DATASET CONTENT:
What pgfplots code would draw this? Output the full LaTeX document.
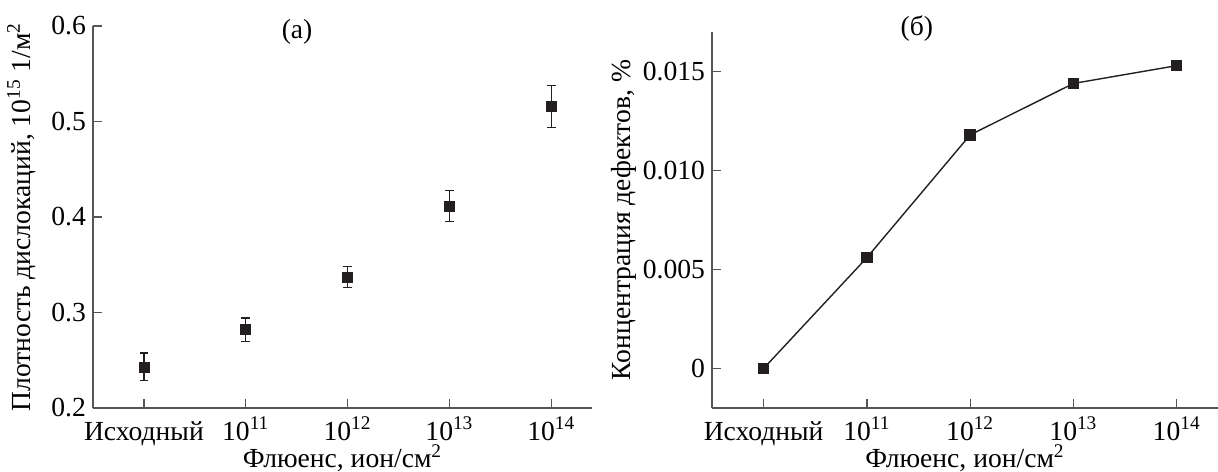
\documentclass[border=0pt]{standalone}
\usepackage{fontspec}
\setmainfont{Liberation Serif}
\usepackage{pgfplots}
\pgfplotsset{compat=1.18}
\definecolor{axgray}{HTML}{555555}
\definecolor{mk}{HTML}{231F20}
\pgfplotsset{
  mystyle/.style={
    scale only axis,
    anchor=south west,
    axis x line*=bottom,
    axis y line*=left,
    axis line style={draw=axgray, line width=0.7pt},
    tick align=inside,
    major tick length=4.5pt,
    tick style={draw=axgray, line width=0.6pt},
    xmin=-0.5, xmax=4.4,
    xtick={0,1,2,3,4},
    xticklabels={Исходный,10\textsuperscript{11},10\textsuperscript{12},10\textsuperscript{13},10\textsuperscript{14}},
    ticklabel style={font=\fontsize{13.8}{16}\selectfont, text=black},
    xticklabel style={anchor=base, inner sep=0pt, yshift=-16pt},
    label style={font=\fontsize{13.8}{16}\selectfont, text=black},
    xlabel={Флюенс, ион/см\textsuperscript{2}},
    xlabel style={at={(axis description cs:0.5,0)}, anchor=base, inner sep=0pt, yshift=-29.8pt},
    scaled y ticks=false,
    clip=false,
  }
}
\begin{document}
\begin{tikzpicture}
\path[use as bounding box] (0,0) rectangle (609pt,-235.5pt);
\begin{axis}[mystyle,
  at={(46.5pt,-204pt)}, width=249.5pt, height=191pt,
  ymin=0.2, ymax=0.6,
  ytick={0.2,0.3,0.4,0.5,0.6},
  yticklabels={0.2,0.3,0.4,0.5,0.6},
  ylabel={Плотность дислокаций, 10\textsuperscript{15} 1/м\textsuperscript{2}},
  ylabel style={yshift=1pt},
]
\addplot[only marks, mark=square*, mark size=2.5pt, color=mk,
  error bars/.cd, y dir=both, y explicit,
  error mark options={rotate=90, mark size=2.2pt, line width=0.6pt, color=mk},
  error bar style={line width=0.6pt, color=mk}]
  coordinates {
  (0,0.243) +- (0,0.0145)
  (1,0.282) +- (0,0.0122)
  (2,0.337) +- (0,0.011)
  (3,0.4115) +- (0,0.0165)
  (4,0.516) +- (0,0.022)
  };
\node[font=\fontsize{13.8}{16}\selectfont] at (rel axis cs:0.409,0.985) {(а)};
\end{axis}
\begin{axis}[mystyle,
  at={(356pt,-204pt)}, width=253pt, height=188pt,
  ymin=-0.002, ymax=0.017,
  ytick={0,0.005,0.01,0.015},
  yticklabels={0,0.005,0.010,0.015},
  ylabel={Концентрация дефектов, \%},
  ylabel style={yshift=-3.5pt},
]
\addplot[mark=square*, mark size=2.5pt, color=mk, line width=0.7pt]
  coordinates {(0,0) (1,0.0056) (2,0.0118) (3,0.0144) (4,0.0153)};
\node[font=\fontsize{13.8}{16}\selectfont] at (rel axis cs:0.405,1.008) {(б)};
\end{axis}
\end{tikzpicture}
\end{document}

TASK REQUIREMENTS:
Which lines contain the word "draw"? Return each of them.

CORRECT RESPONSE:
What pgfplots code would draw this? Output the full LaTeX document.
    axis line style={draw=axgray, line width=0.7pt},
    tick style={draw=axgray, line width=0.6pt},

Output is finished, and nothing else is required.